§ **Problem to solve**
Everything from the line containing "Write a component" through the line containing "YAxis, CartesianGrid, Legend" must be written out exactly, and nothing more; leave any pictures out.

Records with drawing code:
--------------------------------------------------

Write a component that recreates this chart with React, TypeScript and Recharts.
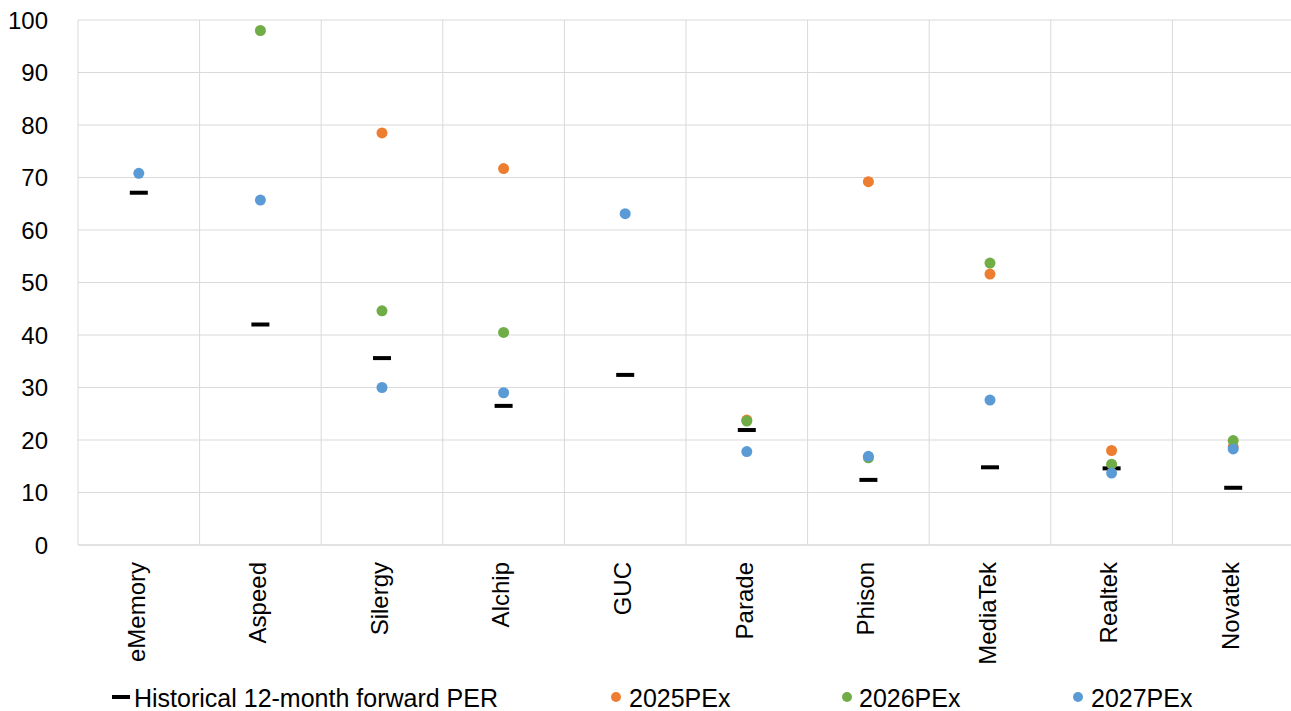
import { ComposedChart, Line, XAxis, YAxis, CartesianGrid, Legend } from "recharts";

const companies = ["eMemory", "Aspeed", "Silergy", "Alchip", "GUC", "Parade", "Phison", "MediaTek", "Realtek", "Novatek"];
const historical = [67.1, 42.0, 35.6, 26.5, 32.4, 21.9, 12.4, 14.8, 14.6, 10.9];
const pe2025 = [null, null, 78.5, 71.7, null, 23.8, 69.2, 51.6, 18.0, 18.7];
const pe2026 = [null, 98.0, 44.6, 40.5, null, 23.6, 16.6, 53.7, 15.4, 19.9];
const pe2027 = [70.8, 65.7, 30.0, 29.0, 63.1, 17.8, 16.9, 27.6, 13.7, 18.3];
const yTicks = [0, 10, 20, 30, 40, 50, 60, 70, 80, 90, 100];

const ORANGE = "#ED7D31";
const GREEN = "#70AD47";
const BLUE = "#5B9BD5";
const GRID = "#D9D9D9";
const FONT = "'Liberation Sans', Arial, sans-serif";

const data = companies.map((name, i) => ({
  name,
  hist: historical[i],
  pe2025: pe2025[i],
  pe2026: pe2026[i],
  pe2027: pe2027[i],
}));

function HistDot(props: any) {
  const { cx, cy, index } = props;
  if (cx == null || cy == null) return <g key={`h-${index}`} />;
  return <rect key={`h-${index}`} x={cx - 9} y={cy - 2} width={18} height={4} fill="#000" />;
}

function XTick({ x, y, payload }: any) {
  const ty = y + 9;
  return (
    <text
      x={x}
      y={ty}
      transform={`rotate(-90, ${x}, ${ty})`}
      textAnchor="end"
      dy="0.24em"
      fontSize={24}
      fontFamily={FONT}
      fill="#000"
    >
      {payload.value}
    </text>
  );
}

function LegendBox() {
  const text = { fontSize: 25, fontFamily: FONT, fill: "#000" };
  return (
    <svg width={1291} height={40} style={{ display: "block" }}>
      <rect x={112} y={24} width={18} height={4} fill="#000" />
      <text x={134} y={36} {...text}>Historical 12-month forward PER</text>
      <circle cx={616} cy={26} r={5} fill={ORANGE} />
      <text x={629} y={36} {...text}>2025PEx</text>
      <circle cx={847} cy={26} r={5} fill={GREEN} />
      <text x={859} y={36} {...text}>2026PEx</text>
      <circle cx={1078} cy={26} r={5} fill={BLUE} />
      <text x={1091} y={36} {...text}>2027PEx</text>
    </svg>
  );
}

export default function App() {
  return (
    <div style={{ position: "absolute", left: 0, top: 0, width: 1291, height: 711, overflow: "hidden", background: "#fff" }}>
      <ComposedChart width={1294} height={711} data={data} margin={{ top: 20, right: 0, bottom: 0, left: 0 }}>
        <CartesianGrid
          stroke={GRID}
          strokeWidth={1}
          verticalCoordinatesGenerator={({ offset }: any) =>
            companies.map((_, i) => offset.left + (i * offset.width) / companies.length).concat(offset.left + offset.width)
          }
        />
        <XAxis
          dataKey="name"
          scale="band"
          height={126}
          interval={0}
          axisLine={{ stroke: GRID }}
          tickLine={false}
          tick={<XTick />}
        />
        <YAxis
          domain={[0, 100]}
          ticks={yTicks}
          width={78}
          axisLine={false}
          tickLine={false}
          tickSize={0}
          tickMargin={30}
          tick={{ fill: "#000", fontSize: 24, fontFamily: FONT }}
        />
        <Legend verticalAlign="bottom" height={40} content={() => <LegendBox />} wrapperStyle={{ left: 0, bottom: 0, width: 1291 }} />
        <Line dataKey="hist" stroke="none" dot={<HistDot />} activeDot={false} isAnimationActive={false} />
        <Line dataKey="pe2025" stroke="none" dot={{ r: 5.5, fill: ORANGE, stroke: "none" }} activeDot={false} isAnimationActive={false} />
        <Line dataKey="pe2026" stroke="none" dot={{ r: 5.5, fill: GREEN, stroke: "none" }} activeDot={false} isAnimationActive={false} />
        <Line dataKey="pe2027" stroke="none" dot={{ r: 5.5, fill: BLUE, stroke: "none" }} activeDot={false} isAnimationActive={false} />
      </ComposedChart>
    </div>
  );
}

--------------------------------------------------

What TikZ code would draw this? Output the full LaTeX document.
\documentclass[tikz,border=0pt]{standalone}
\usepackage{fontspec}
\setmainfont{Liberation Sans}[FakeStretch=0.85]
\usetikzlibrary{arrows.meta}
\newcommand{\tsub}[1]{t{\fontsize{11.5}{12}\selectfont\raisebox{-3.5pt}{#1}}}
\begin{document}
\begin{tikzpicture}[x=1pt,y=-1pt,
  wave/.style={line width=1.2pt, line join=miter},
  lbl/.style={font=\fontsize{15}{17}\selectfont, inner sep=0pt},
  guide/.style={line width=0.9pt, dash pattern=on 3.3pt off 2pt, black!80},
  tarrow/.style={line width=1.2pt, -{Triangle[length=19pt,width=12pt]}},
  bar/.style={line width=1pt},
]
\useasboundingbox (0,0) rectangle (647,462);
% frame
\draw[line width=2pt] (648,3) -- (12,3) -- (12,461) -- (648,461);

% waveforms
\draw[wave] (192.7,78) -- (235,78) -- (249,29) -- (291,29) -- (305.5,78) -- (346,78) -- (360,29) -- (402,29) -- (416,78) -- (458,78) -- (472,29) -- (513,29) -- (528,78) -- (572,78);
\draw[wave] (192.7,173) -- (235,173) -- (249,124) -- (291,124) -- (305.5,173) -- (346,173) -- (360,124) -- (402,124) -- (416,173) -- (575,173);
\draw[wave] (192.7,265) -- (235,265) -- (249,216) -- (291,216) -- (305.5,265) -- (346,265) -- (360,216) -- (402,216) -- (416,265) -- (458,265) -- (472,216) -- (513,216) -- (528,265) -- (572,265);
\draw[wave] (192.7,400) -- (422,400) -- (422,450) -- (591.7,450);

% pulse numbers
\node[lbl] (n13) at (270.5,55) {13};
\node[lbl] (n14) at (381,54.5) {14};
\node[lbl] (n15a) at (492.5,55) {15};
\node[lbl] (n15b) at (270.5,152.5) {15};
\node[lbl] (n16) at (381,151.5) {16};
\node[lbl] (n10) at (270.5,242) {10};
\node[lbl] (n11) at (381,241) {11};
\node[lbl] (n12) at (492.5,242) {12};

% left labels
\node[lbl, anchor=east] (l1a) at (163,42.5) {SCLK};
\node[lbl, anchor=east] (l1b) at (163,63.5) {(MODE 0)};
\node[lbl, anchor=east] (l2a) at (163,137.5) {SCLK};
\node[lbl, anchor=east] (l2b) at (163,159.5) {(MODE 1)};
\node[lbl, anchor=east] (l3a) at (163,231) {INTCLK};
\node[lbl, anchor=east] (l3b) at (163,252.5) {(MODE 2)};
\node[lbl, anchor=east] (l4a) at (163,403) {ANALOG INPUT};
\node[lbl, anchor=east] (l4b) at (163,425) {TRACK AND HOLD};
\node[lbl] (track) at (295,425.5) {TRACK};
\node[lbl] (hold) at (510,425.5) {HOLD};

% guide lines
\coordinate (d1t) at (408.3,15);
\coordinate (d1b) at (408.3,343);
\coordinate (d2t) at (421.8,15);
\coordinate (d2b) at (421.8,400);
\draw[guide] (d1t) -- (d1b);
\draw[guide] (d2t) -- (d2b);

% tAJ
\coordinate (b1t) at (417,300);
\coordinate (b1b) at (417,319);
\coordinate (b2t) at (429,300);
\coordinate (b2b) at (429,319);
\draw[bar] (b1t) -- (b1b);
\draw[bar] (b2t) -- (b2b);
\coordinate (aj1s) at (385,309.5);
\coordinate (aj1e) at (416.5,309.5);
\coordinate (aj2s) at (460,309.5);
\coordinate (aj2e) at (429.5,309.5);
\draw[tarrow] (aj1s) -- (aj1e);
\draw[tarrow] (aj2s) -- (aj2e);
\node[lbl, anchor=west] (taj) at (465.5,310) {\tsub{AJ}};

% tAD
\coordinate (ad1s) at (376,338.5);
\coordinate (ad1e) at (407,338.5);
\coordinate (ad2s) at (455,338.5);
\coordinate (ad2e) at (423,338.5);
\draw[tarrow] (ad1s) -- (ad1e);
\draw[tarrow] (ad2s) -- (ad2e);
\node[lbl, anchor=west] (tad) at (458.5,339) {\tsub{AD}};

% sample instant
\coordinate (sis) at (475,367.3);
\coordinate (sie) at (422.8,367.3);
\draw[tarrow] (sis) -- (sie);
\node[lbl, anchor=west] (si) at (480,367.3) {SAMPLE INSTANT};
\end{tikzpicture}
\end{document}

--------------------------------------------------

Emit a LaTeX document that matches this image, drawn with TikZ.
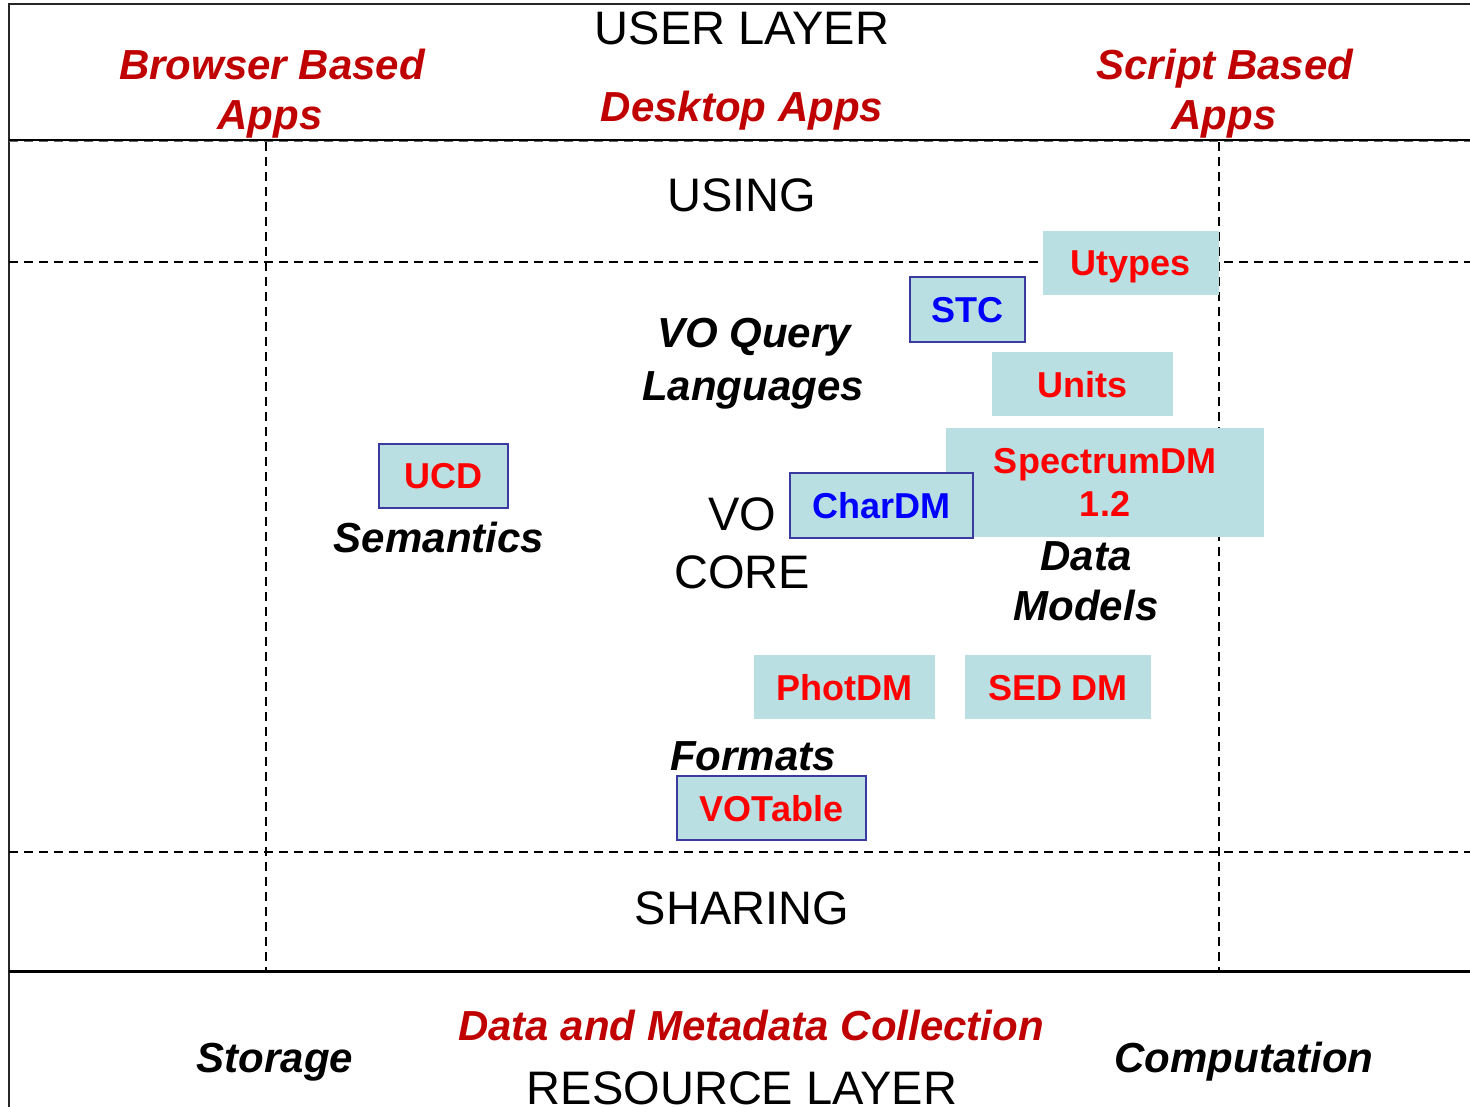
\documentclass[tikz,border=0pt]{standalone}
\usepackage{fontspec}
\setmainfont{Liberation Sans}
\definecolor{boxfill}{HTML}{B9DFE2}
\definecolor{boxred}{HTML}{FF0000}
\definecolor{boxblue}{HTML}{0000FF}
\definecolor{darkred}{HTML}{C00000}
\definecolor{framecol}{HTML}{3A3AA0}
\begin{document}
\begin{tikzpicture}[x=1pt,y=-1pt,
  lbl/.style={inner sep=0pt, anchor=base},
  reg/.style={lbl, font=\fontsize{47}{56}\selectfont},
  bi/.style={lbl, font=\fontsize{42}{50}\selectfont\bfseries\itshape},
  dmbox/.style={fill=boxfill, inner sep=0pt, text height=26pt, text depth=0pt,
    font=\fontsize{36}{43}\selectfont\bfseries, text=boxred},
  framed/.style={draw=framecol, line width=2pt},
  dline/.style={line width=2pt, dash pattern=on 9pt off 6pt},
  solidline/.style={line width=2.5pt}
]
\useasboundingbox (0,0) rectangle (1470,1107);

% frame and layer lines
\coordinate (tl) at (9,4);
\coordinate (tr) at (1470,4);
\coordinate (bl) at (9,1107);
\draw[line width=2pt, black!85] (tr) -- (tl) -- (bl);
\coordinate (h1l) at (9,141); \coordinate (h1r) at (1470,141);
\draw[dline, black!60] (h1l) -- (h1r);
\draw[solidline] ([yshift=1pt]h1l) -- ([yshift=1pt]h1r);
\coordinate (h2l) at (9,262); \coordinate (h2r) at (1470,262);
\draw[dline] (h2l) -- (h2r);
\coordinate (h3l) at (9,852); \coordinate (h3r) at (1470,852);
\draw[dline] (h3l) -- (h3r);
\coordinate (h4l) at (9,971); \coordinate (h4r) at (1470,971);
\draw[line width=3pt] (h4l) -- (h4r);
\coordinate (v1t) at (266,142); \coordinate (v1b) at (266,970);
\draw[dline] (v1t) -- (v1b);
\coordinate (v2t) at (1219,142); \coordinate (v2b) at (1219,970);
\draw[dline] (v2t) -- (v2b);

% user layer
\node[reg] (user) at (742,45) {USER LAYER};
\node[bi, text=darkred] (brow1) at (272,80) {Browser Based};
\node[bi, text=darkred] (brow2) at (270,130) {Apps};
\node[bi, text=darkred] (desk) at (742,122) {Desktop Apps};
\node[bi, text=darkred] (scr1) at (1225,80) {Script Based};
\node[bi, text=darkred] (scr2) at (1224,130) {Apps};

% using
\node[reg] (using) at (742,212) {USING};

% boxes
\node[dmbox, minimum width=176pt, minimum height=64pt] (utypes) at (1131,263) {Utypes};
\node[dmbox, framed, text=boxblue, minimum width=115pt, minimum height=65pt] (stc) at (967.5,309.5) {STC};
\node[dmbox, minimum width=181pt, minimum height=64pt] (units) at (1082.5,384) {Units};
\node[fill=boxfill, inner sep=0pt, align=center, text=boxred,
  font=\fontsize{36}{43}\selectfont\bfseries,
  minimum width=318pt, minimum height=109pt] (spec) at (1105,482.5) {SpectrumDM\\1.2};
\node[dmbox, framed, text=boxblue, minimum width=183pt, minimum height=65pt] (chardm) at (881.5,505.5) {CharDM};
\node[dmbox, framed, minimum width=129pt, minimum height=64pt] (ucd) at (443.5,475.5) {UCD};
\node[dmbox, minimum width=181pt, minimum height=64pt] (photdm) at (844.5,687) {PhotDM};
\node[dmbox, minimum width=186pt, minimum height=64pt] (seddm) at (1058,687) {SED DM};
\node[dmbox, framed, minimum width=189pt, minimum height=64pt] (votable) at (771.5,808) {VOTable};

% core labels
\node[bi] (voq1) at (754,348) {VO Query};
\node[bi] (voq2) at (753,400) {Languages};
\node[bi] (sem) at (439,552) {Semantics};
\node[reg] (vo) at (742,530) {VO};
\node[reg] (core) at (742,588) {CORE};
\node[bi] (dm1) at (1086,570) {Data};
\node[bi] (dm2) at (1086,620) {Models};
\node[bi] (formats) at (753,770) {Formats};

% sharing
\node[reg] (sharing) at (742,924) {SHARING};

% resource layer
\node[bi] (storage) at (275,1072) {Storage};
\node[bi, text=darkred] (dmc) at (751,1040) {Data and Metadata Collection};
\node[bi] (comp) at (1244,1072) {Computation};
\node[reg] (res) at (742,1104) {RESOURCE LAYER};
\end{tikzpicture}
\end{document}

--------------------------------------------------

§ **The solution**
Write a component that recreates this chart with React, TypeScript and Recharts.
import { ComposedChart, Line, XAxis, YAxis, CartesianGrid, Legend } from "recharts";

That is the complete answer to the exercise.